Questo, però, non è tanto dovuto a segnali di particolari vitalità della nostra economia, quanto alla generalizzazione delle difficoltà che il nostro paese aveva già sperimentato, seppur con forme specifiche. È vero che il debito della Francia ha raggiunto quello dell’Italia del 2011, ma se la Francia dovesse affrontare una crisi come quella italiana del 2011 allora cosa accadrebbe al Belpaese in cui nel frattempo il rapporto debito/Pil è salito di altri 23 punti? Indubbiamente l’elevato debito pubblico italiano è un problema che ci trasciniamo da tempo.

Abbiamo inanellato una lunga serie di avanzi primari dagli anni Novanta, ma il costo degli interessi e la bassa crescita non hanno mai permesso di ridurre il rapporto debito/Pil, che ad ogni crisi si è puntualmente dilatato. Dal fallimento Lehmann Brothers il rapporto debito/Pil è salito complessivamente di circa 37 punti. Fortis mette l’accento anche sul fatto che meno di un terzo dei titoli di debito italiano è in mano straniera, mentre quello francese lo è per quasi la metà.

Va anche detto che, dai picchi pre 2008 in cui gli investitori stranieri non erano lontani dal 50%, la riduzione è stata determinata in particolare dalla Banca centrale, la quale nel periodo 2014-2021 è passata dal detenere titoli per quasi il 5% a superare il 26% del valore complessivo. Un interventismo straordinario, ma necessario per superare un lungo periodo di difficoltà, raffreddando il prezzo da pagare in interessi. Da questo punto di vista non ci convince Fortis quando sottolinea che l’Italia nel suo complesso ha soprattutto un problema di comunicazione sul suo debito.

Le debolezze italiane ci sono, e in parte sono anche superiori a quelle dei paesi competitor. Recentemente ci siamo indebitati meno di molti paesi a noi comparabili? Su questo siamo d’accordo. Ma qui si tratta, dunque, di evidenziare il dato più macroscopico, di vedere la luna e non il dito. La crisi economico-finanziaria del 2007-2009 di natura globale prima e la pandemia e il ritorno di conflitti militari su larga scala poi hanno evidenziato la fine della spinta propulsiva di un sistema di accumulazione basato sul debito privato e sul ruolo centrale della finanza. Costringendo tutti i principali paesi, Cina compresa, ad aumentare enormemente il debito pubblico per assorbire quello privato e salvare al contempo il sistema economico-finanziario.

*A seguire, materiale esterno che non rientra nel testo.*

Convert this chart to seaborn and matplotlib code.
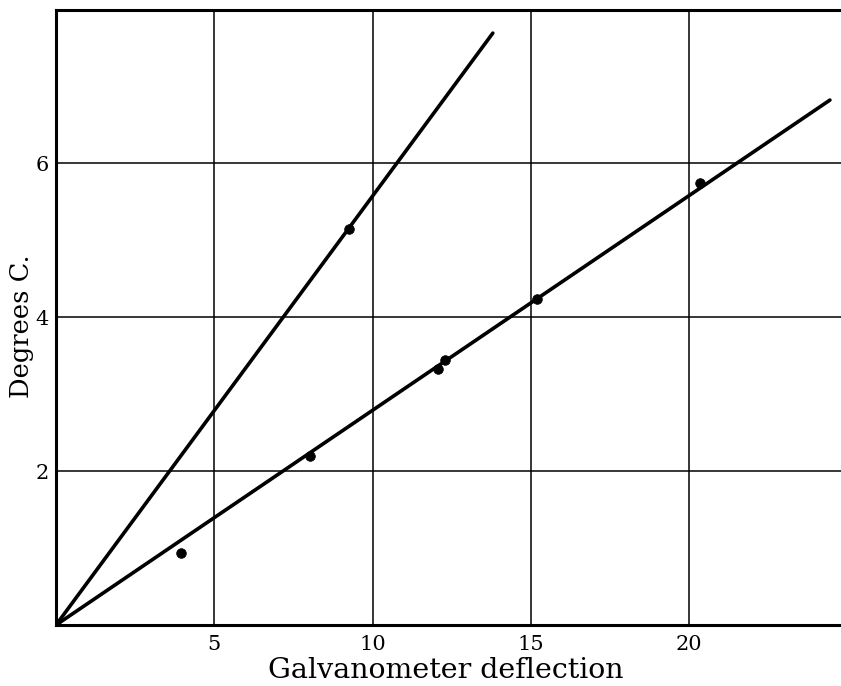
import matplotlib
matplotlib.use("Agg")
import matplotlib.pyplot as plt
import seaborn as sns
import pandas as pd

# Observed points (galvanometer deflection, degrees C)
point_x = [0.0, 3.95, 8.03, 9.26, 12.07, 12.29, 15.2, 20.35]
point_y = [0.0, 0.94, 2.19, 5.14, 3.32, 3.44, 4.23, 5.74]

# Fitted straight lines through the origin (end points)
steep_x = [0.0, 13.8]
steep_y = [0.0, 7.69]
shallow_x = [0.0, 24.45]
shallow_y = [0.0, 6.82]

x_ticks = [5, 10, 15, 20]
y_ticks = [2, 4, 6]

sns.set_theme(style="white")
plt.rcParams['font.family'] = ['DejaVu Serif']

fig = plt.figure(figsize=(8.41, 6.86), dpi=100)
ax = fig.add_axes([0.0666, 0.0889, 0.9334, 0.8965])

pts = pd.DataFrame({"x": point_x, "y": point_y})
lines = pd.concat([
    pd.DataFrame({"x": steep_x, "y": steep_y, "line": "steep"}),
    pd.DataFrame({"x": shallow_x, "y": shallow_y, "line": "shallow"}),
])

sns.lineplot(data=lines, x="x", y="y", units="line", estimator=None, sort=False,
             color="black", linewidth=2.6, ax=ax, legend=False, zorder=3)
sns.scatterplot(data=pts, x="x", y="y", color="black", s=48, edgecolor="black",
                ax=ax, legend=False, zorder=4)

ax.set_xlim(0, 24.8)
ax.set_ylim(0, 7.99)
ax.set_xticks(x_ticks)
ax.set_yticks(y_ticks)
ax.set_xticklabels([str(t) for t in x_ticks], fontsize=15)
ax.set_yticklabels([str(t) for t in y_ticks], fontsize=15)
ax.tick_params(axis="x", length=0, pad=7, colors="black")
ax.tick_params(axis="y", length=0, pad=5, colors="black")
ax.grid(True, color="black", linewidth=1.1)

for side in ["left", "bottom", "top"]:
    ax.spines[side].set_visible(True)
    ax.spines[side].set_color("black")
    ax.spines[side].set_linewidth(2.2)
ax.spines["right"].set_visible(False)

ax.set_xlabel("Galvanometer deflection", fontsize=20.5, color="black", labelpad=0)
ax.xaxis.set_label_coords(0.496, -0.052)
ax.set_ylabel("Degrees C.", fontsize=18.5, color="black")
ax.yaxis.set_label_coords(-0.028, 0.486)

fig.savefig("out.png", dpi=100, facecolor="white")
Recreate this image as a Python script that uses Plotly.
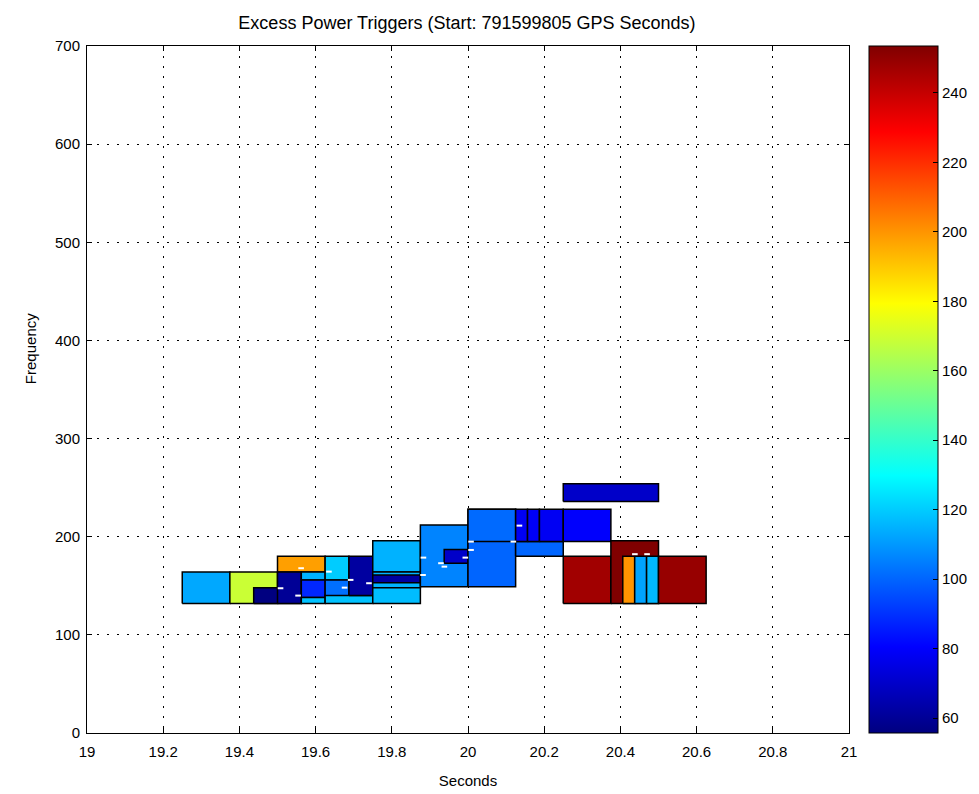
import plotly.graph_objects as go
from plotly.colors import sample_colorscale

# ---- data: trigger tiles (start time, end time, low freq, high freq, power) ----
t_start = [19.25, 19.375, 19.4375, 19.5, 19.5, 19.5625, 19.5625, 19.5625,
           19.625, 19.625, 19.625, 19.6875, 19.75, 19.75, 19.75, 19.75,
           19.875, 19.9375, 20.0, 20.0, 20.125, 20.125, 20.15625, 20.1875,
           20.25, 20.25, 20.25, 20.375, 20.40625, 20.4375, 20.46875, 20.5]
t_end = [19.375, 19.5, 19.5625, 19.625, 19.5625, 19.625, 19.625, 19.625,
         19.6875, 19.6875, 19.75, 19.75, 19.875, 19.875, 19.875, 19.875,
         20.0, 20.0, 20.125, 20.125, 20.25, 20.15625, 20.1875, 20.25,
         20.375, 20.5, 20.375, 20.5, 20.4375, 20.46875, 20.5, 20.625]
f_low = [132, 132, 132, 164, 132, 156, 138, 132,
         156, 139, 132, 140, 164, 148, 132, 153,
         149, 173, 149, 195, 180, 195, 195, 195,
         195, 236, 132, 132, 132, 132, 132, 132]
f_high = [164, 164, 148, 180, 164, 164, 156, 138,
          180, 156, 140, 180, 196, 164, 148, 161,
          212, 187, 228, 228, 195, 228, 228, 228,
          228, 254, 180, 196, 180, 180, 180, 180]
power = [113, 169, 55.7, 198, 60, 115, 88, 118,
         120, 102, 118, 62, 115, 115, 117, 62,
         106, 70, 100, 101, 100, 78, 79, 78,
         80, 70, 247, 253.5, 200, 112, 116, 249]

# peak markers (time, frequency)
peak_t = [19.562, 19.635, 19.692, 19.508, 19.554, 19.676, 20.135, 20.008,
          20.119, 20.008, 19.883, 19.929, 19.938, 19.993, 19.882, 19.740,
          20.438, 20.470]
peak_f = [167.9, 164.4, 156.0, 147.5, 140.0, 148.1, 211.3, 195.0,
          195.0, 186.5, 178.7, 173.0, 169.5, 178.7, 161.0, 152.6,
          182.2, 182.2]

x_ticks = [19, 19.2, 19.4, 19.6, 19.8, 20, 20.2, 20.4, 20.6, 20.8, 21]
y_ticks = [0, 100, 200, 300, 400, 500, 600, 700]
cbar_ticks = [60, 80, 100, 120, 140, 160, 180, 200, 220, 240]

title_text = "Excess Power Triggers (Start: 791599805 GPS Seconds)"
x_label = "Seconds"
y_label = "Frequency"

# MATLAB-style jet colour scale
jet = [[0.0, "rgb(0,0,128)"], [0.125, "rgb(0,0,255)"], [0.375, "rgb(0,255,255)"],
       [0.625, "rgb(255,255,0)"], [0.875, "rgb(255,0,0)"], [1.0, "rgb(128,0,0)"]]

cmin, cmax = min(power), max(power)
FONT = "Liberation Sans"

fig = go.Figure()
for a, b, lo, hi, p in zip(t_start, t_end, f_low, f_high, power):
    col = sample_colorscale(jet, [(p - cmin) / (cmax - cmin)])[0]
    fig.add_trace(go.Scatter(
        x=[a, b, b, a, a], y=[lo, lo, hi, hi, lo],
        mode="lines", fill="toself", fillcolor=col,
        line=dict(color="black", width=1.5),
        hoverinfo="skip", showlegend=False))

fig.add_trace(go.Scatter(
    x=peak_t, y=peak_f, mode="markers",
    marker=dict(symbol="line-ew", size=4, line=dict(color="white", width=2)),
    hoverinfo="skip", showlegend=False))

# colour bar
fig.add_trace(go.Scatter(
    x=[(a + b) / 2 for a, b in zip(t_start, t_end)],
    y=[(lo + hi) / 2 for lo, hi in zip(f_low, f_high)],
    mode="markers",
    marker=dict(size=1, opacity=0, color=power, colorscale=jet, cmin=cmin, cmax=cmax,
                showscale=True,
                colorbar=dict(thickness=69, x=1.026, xanchor="left", xpad=0, ypad=0,
                              y=0.5, yanchor="middle", len=1, lenmode="fraction",
                              outlinecolor="black", outlinewidth=1,
                              tickvals=cbar_ticks, ticks="inside", ticklen=5,
                              tickcolor="black",
                              tickfont=dict(family=FONT, size=15, color="black"))),
    hoverinfo="skip", showlegend=False))

axis_common = dict(showline=True, linecolor="black", linewidth=1, mirror="ticks",
                   ticks="inside", ticklen=5, tickcolor="black",
                   showgrid=True, gridcolor="black", gridwidth=1, griddash="2px,8px",
                   zeroline=False, automargin=False,
                   tickfont=dict(family=FONT, size=15, color="black"))

fig.update_layout(
    width=979, height=794,
    margin=dict(l=87, r=130, t=46, b=61, autoexpand=False),
    paper_bgcolor="white", plot_bgcolor="white",
    title=dict(text=title_text, x=0.477, xanchor="center", y=0.972, yanchor="middle",
               font=dict(family=FONT, size=18, color="black")),
    xaxis=dict(range=[19, 21], tickvals=x_ticks, ticktext=[str(v) for v in x_ticks],
               ticklabelstandoff=5,
               title=dict(text=x_label, standoff=16,
                          font=dict(family=FONT, size=15, color="black")),
               **axis_common),
    yaxis=dict(range=[0, 700], tickvals=y_ticks, ticklabelstandoff=3,
               **axis_common),
    annotations=[dict(text=y_label, textangle=-90, xref="paper", yref="paper",
                      x=-0.075, y=0.56, xanchor="center", yanchor="middle",
                      showarrow=False,
                      font=dict(family=FONT, size=15, color="black"))],
)

fig.write_html("out.html")
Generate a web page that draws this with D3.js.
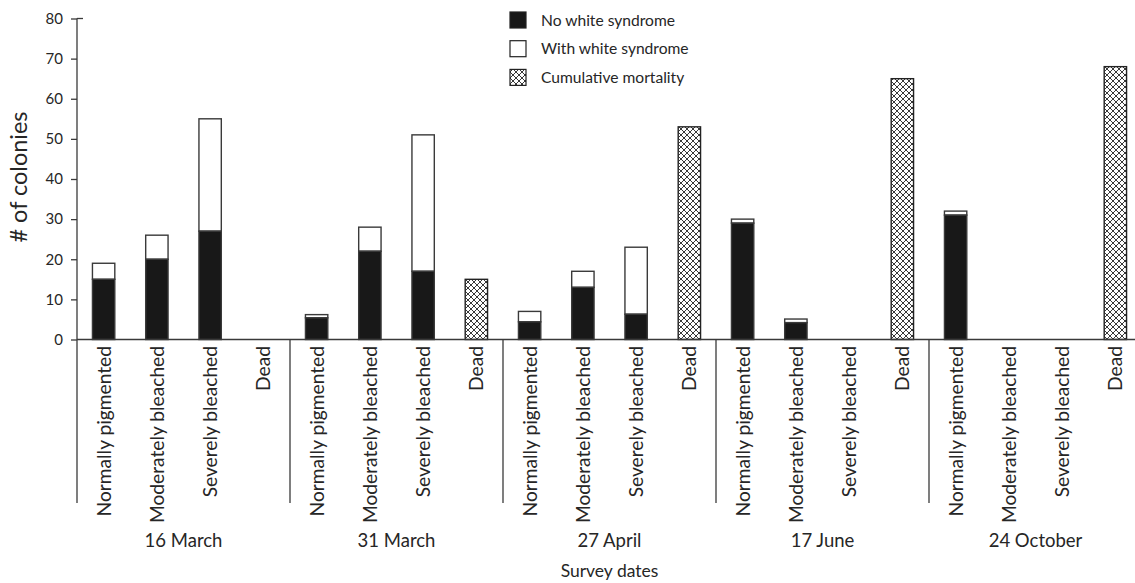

L’anomalia italiana è divenuta sempre più globale. Tutti i paesi del G7 (tranne la Germania che è comunque fuori dai parametri di Maastricht), hanno un debito che supera il 100% del Pil. Non intendiamo appellarci al proverbio «mal comune mezzo gaudio», ma provare a mettere in fila le cose nel giusto ordine. La convergenza al rialzo dei debiti pubblici non è il sintomo di un rilancio italiano, ma espressione delle contraddizioni economiche accumulate ed esplose negli ultimi decenni.